Esta novela corta (o cuento largo según como se mire) se centra en Iván Ilich Pralinski, un funcionario militar ruso de clase alta que, en un arrebato de entusiasmo exacerbado por las copas de más, decide demostrarse a si mismo su cercanía con el pueblo. Durante una reunión con sus amigos, Pralinski insiste en que asistir a la boda de uno de sus subordinados, un humilde escribano llamado Pseldónimov, será un gesto que será bienvenido por todos y que fomentará el diálogo social y el amor al prójimo. Así justifica su gran idea:
—Y, entretanto, precisamente yo me mantengo y por doquier aplico la idea de que el humanitarismo, y precisamente el humanitarismo con los subordinados, desde un funcionario a un escribano, desde un escribano a un criado de la casa, desde un criado a un simple aldeano, el humanitarismo, les digo, puede servir de piedra angular, digámoslo así, de las futuras reformas y, en general, para la renovación de las cosas. ¿Por qué? Porque es así. Tomemos un silogismo: yo soy humanitario, por consiguiente, a mí se me quiere. A mí se me quiere, así pues, sienten confianza. Sienten confianza, así pues, creen. Creen, así que me quieren…, es decir, no lo que quiero decir es que, si creen, van a creer también en la reforma, comprenderán, por así decirlo, la propia esencia del asunto y se abrazarán, por así decirlo, con ética, y resolverán todo el asunto de forma amistosa, con fundamentos.
En condición de paracaidista (como llamamos en Chile a quienes legan a una fiesta sin ser invitados), Pralinski irrumpe en la celebración convencido de que su presencia será un gesto que conmoverá a los asistentes. Sin embargo, su intervención es un desastre. Su condescendencia y borrachera incomodan a todos, convirtiendo su intento de fraternidad en un episodio grotesco. El funcionario, que llegó con los brazos abiertos a "abrazar a la humanidad", termina odiando al novio y siendo a su vez detestado por él.
En verdad su posición se había vuelto cada vez más extravagante.
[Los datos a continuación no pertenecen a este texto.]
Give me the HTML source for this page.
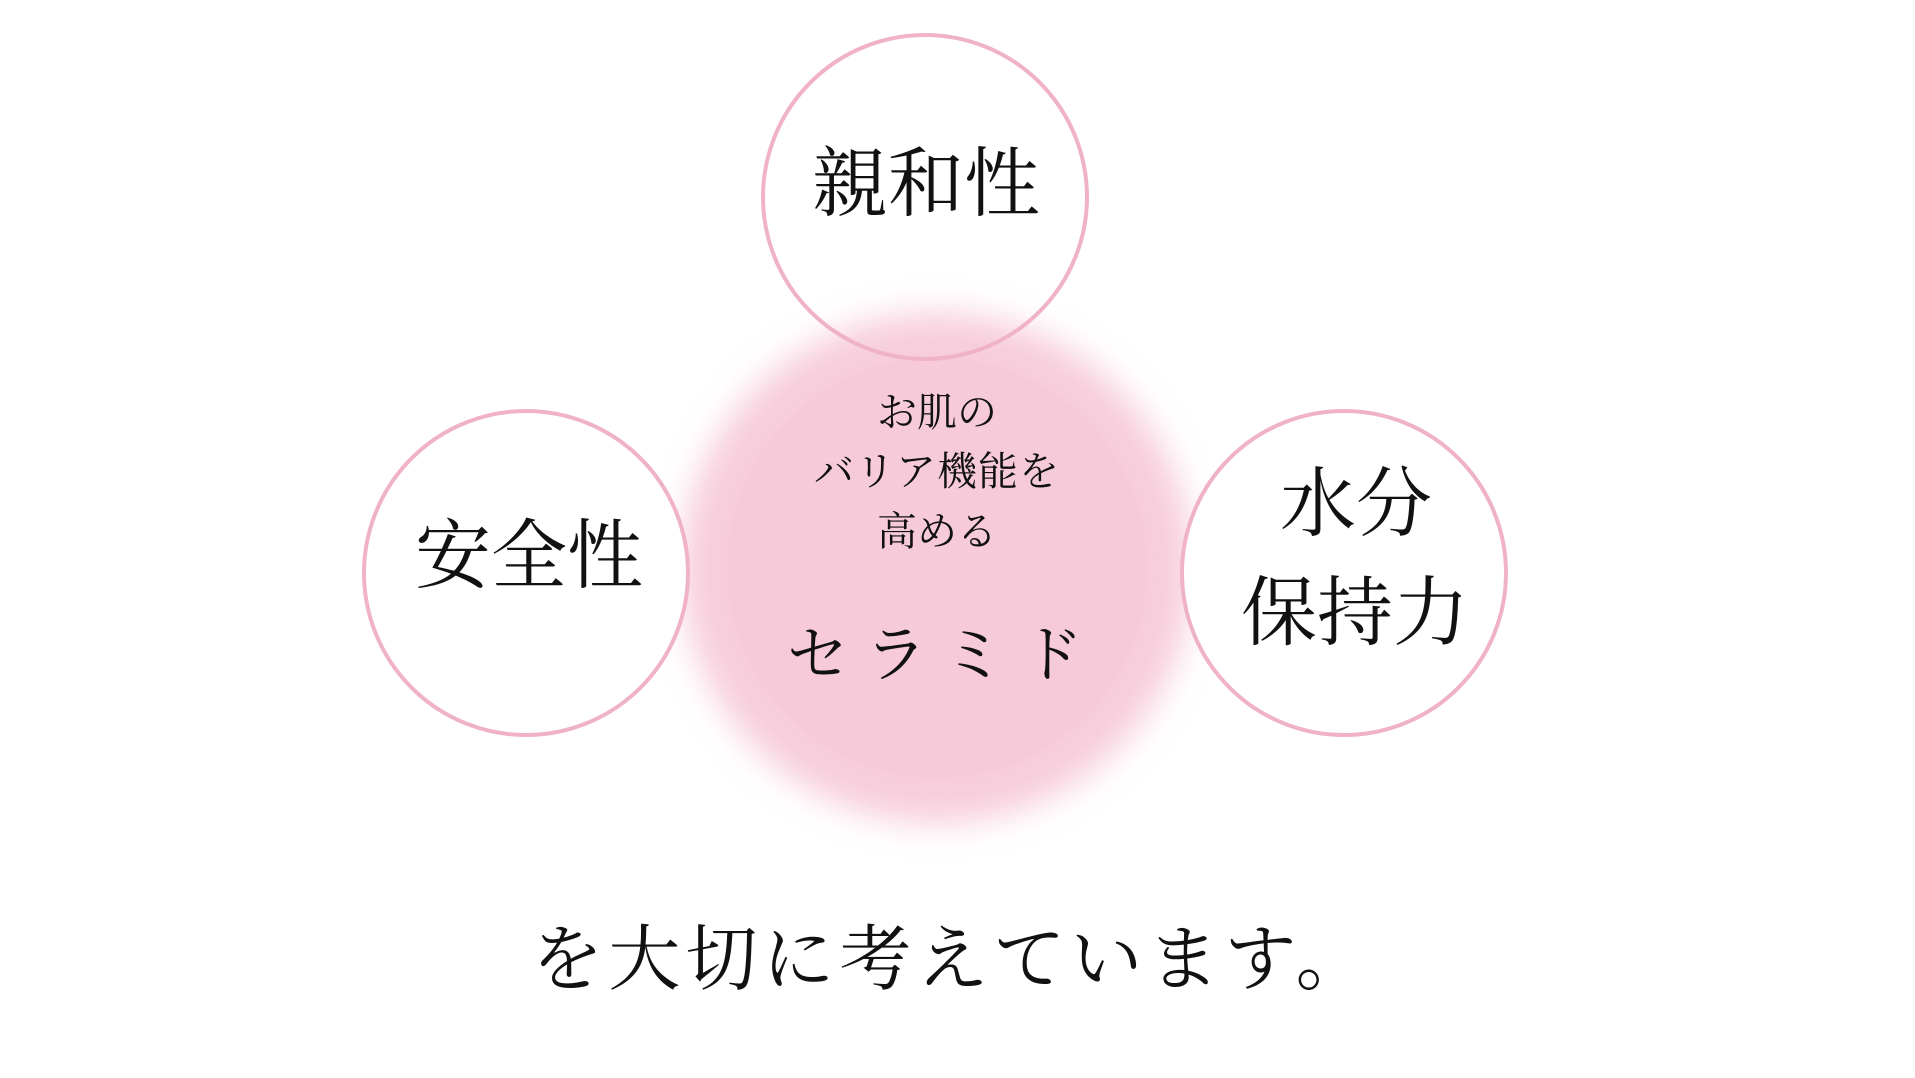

Es más, era una burla del destino. Dios sabe qué le había ocurrido en una cierta hora. Cuando entró, había extendido su abrazo, digámoslo así, a toda la humanidad y a todos sus subordinados: pero no había pasado ni una hora y, con todo el dolor de su corazón, sentía y sabía que odiaba a Pseldonímov, lo maldecía, y también a su mujer y la boda. Es más, en su rostro y en sus ojos veía que Pseldonímov también lo odiaba a él, que lo miraba a punto de decir «¡Ya podías desaparecer, maldito! ¡Qué carga!». Hacía mucho que leía todo eso en su mirada.

Por supuesto que Iván Ilich, incluso ahora, sentado a la mesa, se habría cortado una mano antes de reconocerse sinceramente ya no en voz alta, sino a sí mismo, que en efecto era así. El momento en cuestión no había llegado todavía, pero al menos ahora seguía teniendo cierto equilibrio moral. Sin embargo su corazón, su corazón… ¡se lamentaba! Suplicaba libertad, salir al aire libre, descansar. Y es que Iván Ilich era un hombre demasiado bueno.
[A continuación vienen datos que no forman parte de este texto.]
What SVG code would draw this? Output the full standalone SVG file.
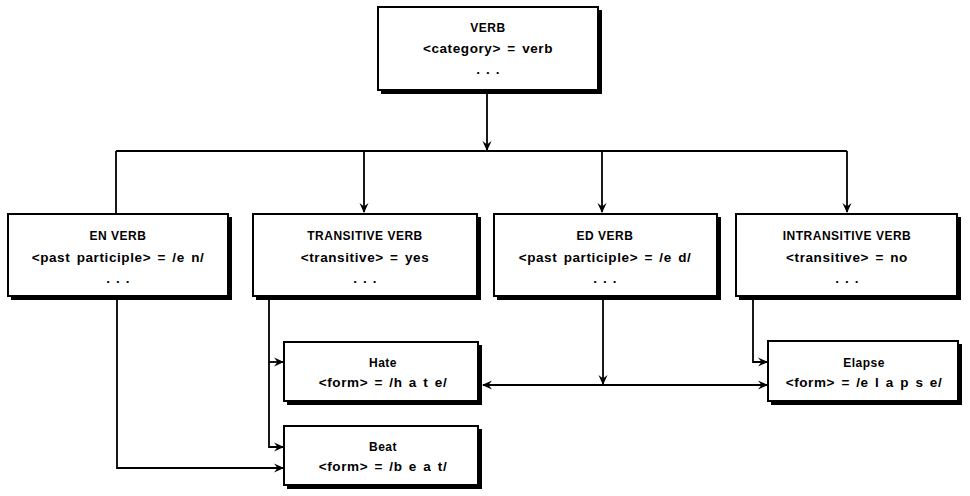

La historia culmina en un cuadro humillante: Pralinski, el mismísimo jefe de Pseldónimov, acaba tirado en el suelo, totalmente borracho y vomitado, mientras la familia intenta manejar la incómoda situación, que se transformará en un escándalo social el lunes, de vuelta en el trabajo. 
Estuvo ocho días sin salir de casa y sin aparecer por su puesto. Estaba enfermo, atrozmente enfermo, pero más desde un punto de vista moral que físico. En esos ocho días soportó todo un infierno y, probablemente, se los han tenido en cuenta en el otro mundo. Hubo momentos en que pensó en tomar los hábitos. Es cierto, los hubo. Incluso su imaginación había empezado a descansar en ese caso. Se le presentaban los cantos tranquilos y subterráneos, el sepulcro abierto, la vida en una celda recogida, los bosques y las cuevas: pero en cuanto volvía en sí, se reconocía que todo era un absurdo terrible y una exageración, y se avergonzaba de dicho absurdo.
En resumen, Una historia desagradable es una sátira despiadada sobre la hipocresía de las élites progresistas que predican la igualdad sin renunciar a su posición de superioridad. Con humor e ironía, Dostoievski desmonta la idea de que es posible fraternizar con el pueblo sin asumir un verdadero cambio de perspectiva. En un mundo donde los discursos igualitarios suelen venir de quienes jamás han compartido mesa con aquellos que dicen defender, la figura de Pralinski resulta tan vigente como incómoda. Su patético intento de humanitarismo nos recuerda que, sin una auténtica voluntad de cambio, que implica cambios radicales y no amistoso en las estructuras de poder, toda retórica igualitaria no es más una forma más sofisticada de ostentar privilegios y, a la larga, humillar al pueblo.